On this coming Sunday, June 14, I will be confirmed into the Episcopal Church, officially leaving my Evangelical upbringing in the past. (#lettheshockwearoff…) While this may seem sudden and impulsive to some, those that truly know me well haven’t been surprised and have been completely supportive of this transition. What I’m going to attempt to do here is articulate why I made the move, and the process that God used in bringing me around to this new, beautiful chapter of my life.
First of all, let me start out by saying that I feel absolutely no ill-will toward my Baptist/Evangelical background. On the contrary, I have encountered some amazing Christian men and women who have played pivotal roles in my life and faith. I was raised by parents who love God and brought me up in His Word and directives. I came to a saving knowledge of God’s grace through Jesus Christ through my upbringing at home and guidance within the church. I will be forever grateful for my time as an Evangelical, and will always feel like I’m still a part of that tradition. It has just played too big of a role in my life to simply abandon it.
However, God has now shown me to a different way, and it couldn’t be more appropriate for me. Don’t get me wrong… when I say “different way”, I’m not talking about salvation through any means other than the shed blood of Jesus Christ and His atoning sacrifice. My traditional Evangelical beliefs and the beliefs of the Anglican Church (under which the Episcopal Church falls) are dead on, and right on point. Rather, this “different way” is a fundamental change in how I interact with God, and more importantly, how He interacts with me. So below, I’ll try to articulate the main reasons that I have come to this decision. This is just a short summary, so I’m not going to get into the theological processes I’ve been working through. Those are for other days and other posts.
Structure & Order
One of the first things that struck me about the Episcopal Church was their use of the liturgy and the lectionary for worship. It’s very structured, very rooted in history, and in it I find great comfort. I love knowing that every other Anglican Church in the world is reading the same scriptures, studying the same topics, celebrating the same liturgical day of the year, and taking communion in the same way every week. In addition to being a great guide for personal devotions, the liturgy creates a strong sense of community, and I find rich fulfillment in knowing that we’re doing all the things, singing all the hymns, and saying all the prayers that have been tried and true by Anglicans for centuries.
I especially like the use of the liturgical calendar. I love that the liturgical seasons, by design, help keep your mind on Christ all year long, not just Christmas and Easter. The entire year is broken down in relation to Christ’s life and earthly ministry, and for someone like me who loves order, it gives deep meaning to every day and every season.

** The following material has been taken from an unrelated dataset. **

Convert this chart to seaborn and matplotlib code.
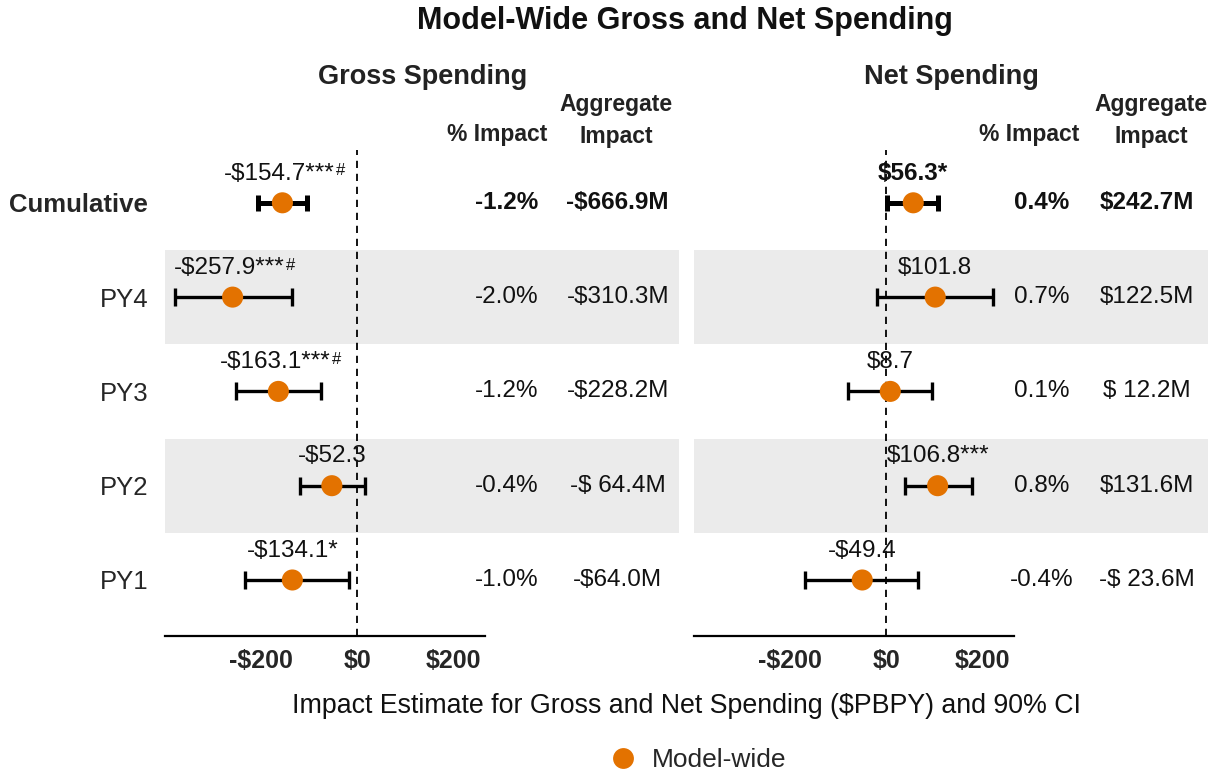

Another aspect of the Anglican Church that really resonated with me is the importance that is placed on the Lord’s Supper. Growing up in the Baptist Church, I never really felt comfortable with the way that the Lord’s Supper was essentially treated as an afterthought. It was done once a month at the most, more often once a quarter, done during a service when it wouldn’t interfere with anything else, and just mainly tacked on at the end. I always felt that this was more important to Jesus than how we treated it. He personally and very intimately instituted this sacrament with his disciples. This fact, coupled with the importance placed on it by Paul and the early New Testament church, demands more respect and importance than many Evangelicals place on it. The intimacy and community with which the Episcopal Church approaches communion is much more along my line of thinking in terms of its importance.
Mystery vs. Certainty
Let’s be honest… There’s many things about God and about His Word that just don’t make sense. I’m the type of person that generally needs everything to piece together neatly, and fit in a box that I can wrap up with a bow and call it complete. During my younger years, either ego or compulsion (or both) gave me the need to explain everything. Understand everything. Resolve apparent conflicts of theology. This drove me to do some absurd things and believe some nutty twists of theology. I’ve learned that you can take a verse out of context and make it say anything you want, and that is how I reconciled many of these things that I couldn’t understand. However, as I’ve gotten older and more keenly aware of my cerebral limitations, God has convicted me of my pride in these matters. He has taught me that there’s NO ONE that has a monopoly on the truth and NO ONE that has it all figured out. AND THAT’S REALLY VERY OKAY.
I have found that the Episcopal Church generally takes this approach to things, and I relate with it well. They’re okay with disagreement. They’re okay with some things of God being mystery. They’re okay with not having all the answers. It’s okay if we don’t all agree on cherry-picked ideological and political issues. We’re still part of the same family in Christ, and we can still worship together and come together at His table in communion.
Let me be clear: this in no way means that I’m abandoning my Evangelical roots or beliefs. On the contrary, they have made me what I am, and I am forever grateful for the part that tradition has played in my life. This move is just the next step for me in deepening my relationship with God and finding new depths of faith.
In conclusion, I ask for prayers from all you as I continue through this change in my life. I have no desire for any mean-spirited theological debate or judgment in regard to my decision. God’s hand has been on me every step of the way, and has guided me just as clearly as if he was actually whispering in my ear. I have finally found my spiritual home, and while that may be alarming to some, it’s literally given me new life and has elevated my faith to a place it’s never been before.